When we build products, we're rigorous and deliberate about the decisions we make. It’s widely accepted that we can’t move forward without learning from past work, so we hold retrospectives where teams reflect on how initial hypotheses have played out over time. On the other hand, hiring is the most outcome-defining activity an organization can undertake, yet people decisions rarely get the same level of reflection and analysis as other important decisions. I believe one of the most impactful things we should be doing to bring more rigor and intention to hiring is writing candidate theses.
What is a candidate thesis and why does it matter?
A candidate thesis is a hiring manager's opinion on why a candidate is a good fit. It's written as part of making a hiring decision, before a candidate has started work. It should include what success and failure would look like for this person in the first six months, including the ultimate upside—or downside—you expect from them.
A candidate thesis can be valuable in a number of ways:
- When the hiring model is centralized and candidates are interviewed for a range of potential teams and roles, a candidate thesis helps make sure people are resourced appropriately. When you have a clear idea of what will enable a candidate to thrive, it's much easier to identify a placement that will likely lead to mutual success.

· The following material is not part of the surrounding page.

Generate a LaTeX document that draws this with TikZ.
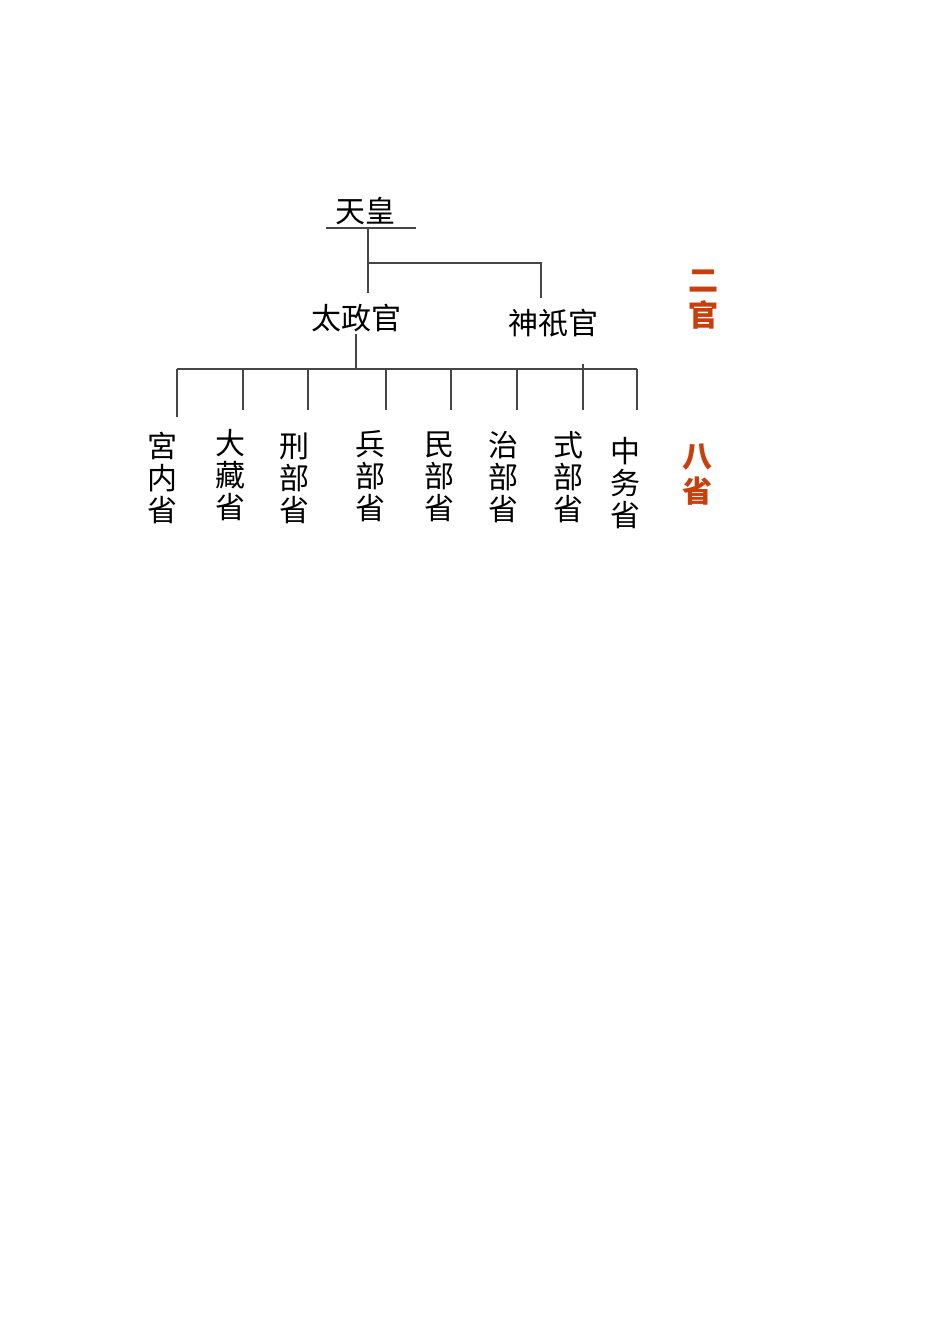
\documentclass[tikz,border=0pt]{standalone}
\usepackage{fontspec}
\newfontfamily\cjk{Noto Sans CJK SC}
\definecolor{redc}{RGB}{200,62,12}
\definecolor{linec}{RGB}{70,70,70}
\begin{document}
\begin{tikzpicture}[x=1pt,y=-1pt,
  conn/.style={draw=linec,line width=1.1pt},
  lbl/.style={font=\cjk\fontsize{30}{32}\selectfont,inner sep=0pt,text=black},
  vlbl/.style={lbl,align=center},
  redlbl/.style={font=\cjk\bfseries\fontsize{30}{35}\selectfont,inner sep=0pt,text=redc,align=center}]
\useasboundingbox[fill=white] (0,0) rectangle (950,1344);
% top
\node[lbl] (tenno) at (365,211) {天皇};
\coordinate (uL) at (326,228);
\coordinate (uR) at (416,228);
\coordinate (j0) at (368,228);
\coordinate (j1) at (368,263);
\coordinate (j2) at (541,263);
\node[lbl] (dajo) at (356,318) {太政官};
\node[lbl] (jingi) at (553,323) {神祇官};
\coordinate (dtop) at (368,293);
\coordinate (jtop) at (541,298);
\draw[conn] (uL) -- (uR);
\draw[conn] (j0) -- (dtop);
\draw[conn] (j1) -- (j2) -- (jtop);
% bar
\coordinate (dbot) at (356,334);
\coordinate (bar) at (356,369);
\coordinate (bL) at (177,369);
\coordinate (bR) at (637,369);
\draw[conn] (dbot) -- (bar);
\draw[conn] (bL) -- (bR);
% ministries
\node[vlbl] (m1) at (162,478) {宮\\内\\省};
\node[vlbl] (m2) at (230,475) {大\\藏\\省};
\node[vlbl] (m3) at (294,478) {刑\\部\\省};
\node[vlbl] (m4) at (370,476) {兵\\部\\省};
\node[vlbl] (m5) at (439,477) {民\\部\\省};
\node[vlbl] (m6) at (503,477) {治\\部\\省};
\node[vlbl] (m7) at (568,477) {式\\部\\省};
\node[vlbl] (m8) at (625,483) {中\\务\\省};
\coordinate (t1) at (177,369); \coordinate (e1) at (177,417);
\coordinate (t2) at (243,369); \coordinate (e2) at (243,410);
\coordinate (t3) at (308,369); \coordinate (e3) at (308,410);
\coordinate (t4) at (386,369); \coordinate (e4) at (386,410);
\coordinate (t5) at (451,369); \coordinate (e5) at (451,410);
\coordinate (t6) at (517,369); \coordinate (e6) at (517,410);
\coordinate (t7) at (583,364); \coordinate (e7) at (583,410);
\coordinate (t8) at (637,369); \coordinate (e8) at (637,410);
\foreach \i in {1,...,8} {\draw[conn] (t\i) -- (e\i);}
% red labels
\node[redlbl] (erkan) at (703,300) {二\\官};
\node[redlbl] (basheng) at (697,475) {八\\省};
\end{tikzpicture}
\end{document}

- It’s a helpful document to review just before a new hire starts to remind yourself where their strengths and weaknesses lie and what you expect success will look like.
- Most importantly, a candidate thesis should be leveraged as a powerful retrospective tool to optimize future hiring processes. More on this later.

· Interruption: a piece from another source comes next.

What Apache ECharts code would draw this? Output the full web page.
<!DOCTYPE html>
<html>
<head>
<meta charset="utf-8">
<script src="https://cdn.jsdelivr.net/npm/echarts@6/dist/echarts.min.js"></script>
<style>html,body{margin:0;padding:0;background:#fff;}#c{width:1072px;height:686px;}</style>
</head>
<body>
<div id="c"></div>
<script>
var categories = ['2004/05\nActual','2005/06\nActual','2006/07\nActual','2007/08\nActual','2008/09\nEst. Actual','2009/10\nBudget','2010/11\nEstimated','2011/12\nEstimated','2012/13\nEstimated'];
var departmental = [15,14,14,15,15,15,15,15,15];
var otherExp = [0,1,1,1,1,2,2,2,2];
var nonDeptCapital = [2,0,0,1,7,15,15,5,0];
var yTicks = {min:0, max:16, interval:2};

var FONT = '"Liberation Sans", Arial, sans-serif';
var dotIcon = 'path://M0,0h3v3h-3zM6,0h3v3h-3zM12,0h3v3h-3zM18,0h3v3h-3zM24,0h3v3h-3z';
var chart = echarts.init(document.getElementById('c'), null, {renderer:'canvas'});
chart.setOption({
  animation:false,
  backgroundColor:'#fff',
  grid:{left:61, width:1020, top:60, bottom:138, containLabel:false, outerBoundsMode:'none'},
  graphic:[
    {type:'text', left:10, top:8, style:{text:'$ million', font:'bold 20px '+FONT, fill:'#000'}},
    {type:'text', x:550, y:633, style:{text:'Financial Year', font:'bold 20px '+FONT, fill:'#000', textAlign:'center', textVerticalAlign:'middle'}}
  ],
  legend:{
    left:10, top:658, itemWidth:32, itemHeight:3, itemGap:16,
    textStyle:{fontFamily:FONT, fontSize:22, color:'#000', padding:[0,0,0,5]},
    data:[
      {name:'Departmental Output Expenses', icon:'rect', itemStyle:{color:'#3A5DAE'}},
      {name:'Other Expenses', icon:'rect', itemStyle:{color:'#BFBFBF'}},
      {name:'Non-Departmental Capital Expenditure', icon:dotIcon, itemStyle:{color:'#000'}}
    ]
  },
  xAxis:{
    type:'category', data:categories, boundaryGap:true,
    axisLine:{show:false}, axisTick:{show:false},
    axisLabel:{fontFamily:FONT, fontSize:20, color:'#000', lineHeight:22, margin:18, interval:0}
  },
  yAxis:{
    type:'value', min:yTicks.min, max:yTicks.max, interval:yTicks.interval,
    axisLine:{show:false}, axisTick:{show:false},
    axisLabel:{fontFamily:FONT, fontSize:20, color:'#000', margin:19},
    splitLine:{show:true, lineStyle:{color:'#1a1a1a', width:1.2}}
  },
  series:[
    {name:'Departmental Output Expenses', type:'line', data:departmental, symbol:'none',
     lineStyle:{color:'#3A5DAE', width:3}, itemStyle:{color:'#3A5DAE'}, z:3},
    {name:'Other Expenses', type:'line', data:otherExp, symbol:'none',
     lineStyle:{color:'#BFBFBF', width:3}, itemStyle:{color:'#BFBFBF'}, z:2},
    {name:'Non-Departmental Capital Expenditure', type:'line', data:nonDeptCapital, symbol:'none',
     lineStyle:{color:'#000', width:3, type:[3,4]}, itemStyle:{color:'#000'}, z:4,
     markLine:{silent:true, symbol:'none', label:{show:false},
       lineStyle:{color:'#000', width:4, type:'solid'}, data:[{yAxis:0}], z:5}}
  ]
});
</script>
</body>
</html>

How to write a candidate thesis
The thesis is effectively a highly-synthesized form of your scorecards, which is why it’s so important to have a strong process in place to gather opinionated, informed candidate analysis (for more on that, check out our recent guide).
A candidate thesis should be one to two paragraphs summarizing:
- A candidate’s key attributes as identified throughout the interview process. These might be the same attributes that were part of your assessment rubric, or they could be new ones that you uncovered in the interviews.
- A few examples of how the candidate has demonstrated each attribute.
- Your assessment of how each attribute could manifest as a strength and weakness in the candidate’s work. For example, you might have deduced that one salient attribute of a candidate is their high level of empathy. That could manifest itself as a strength in that you expect the candidate to be collaborative and easy to work with. On the flip side, you might see a risk that because they dislike confrontation, they could struggle to make effective decisions.
Once you have laid out the attributes and their implications, synthesize these findings into a concise hypothesis of what success and failure paths would look like in the candidate’s first six months at your company. You might want to layer in other frameworks to make sense of the data points. For example, I find Daniel Pink’s motivation theory of autonomy, mastery, and purpose helpful in better understanding what drives a person to succeed and what types of environments will provide them what they need to succeed.
The importance of the retrospective
A candidate thesis is about paying it forward. The real value of the thesis lies in revisiting it after a few months and using those learnings to improve future hiring decisions. I recommend holding a thesis retrospective at the six month mark. The hiring manager should drive this meeting and include partners in recruiting and the broader hiring committee. It’s worth noting that a candidate thesis is a sensitive document and shouldn’t be shared broadly. For that reason, keep this ritual contained to a small, trusted group.
This meeting should cover a frank discussion of how a recent hire has fared compared to your initial expectations, including:
- How has this hire followed, or diverged from, the success or failure paths you originally hypothesized? You want to understand how a hire’s actual trajectory has compared against the predictions you initially had based on the information gleaned in the interview process.
- How can this hiring decision inform future pattern matching? With successful hires, the retrospective process should help improve confidence in your decision making and ability to identify desired attributes in candidates. In the case of mis-hires, the retrospective should shed light on where you got things wrong and what you might have missed, or misjudged, during the interview process. These learnings are invaluable for making sure to avoid the same missteps for future hires.
- What does this hire reveal about your values? The retrospective often reveals interesting gaps between what you say you value and what you actually value in practice. For example, you might find that you cared a lot about a particular attribute during the interview process, but in reality a hire ultimately failed because they didn’t possess some other attribute that you hadn’t previously thought was important. Similarly, a hire might be succeeding due to an attribute you hadn’t even considered during the interview process. Continually reflecting on what has made a successful or unsuccessful member of your team is the best way to arrive at a set of values that are reflective of what you actually care about.
The candidate thesis is a powerful, but underleveraged, tool to optimize your hiring process. Deliberately documenting why you hire people and then thoughtfully reflecting on what was right or wrong about that decision will yield rich learnings that sharpen your ability to identify and attract more of the right people.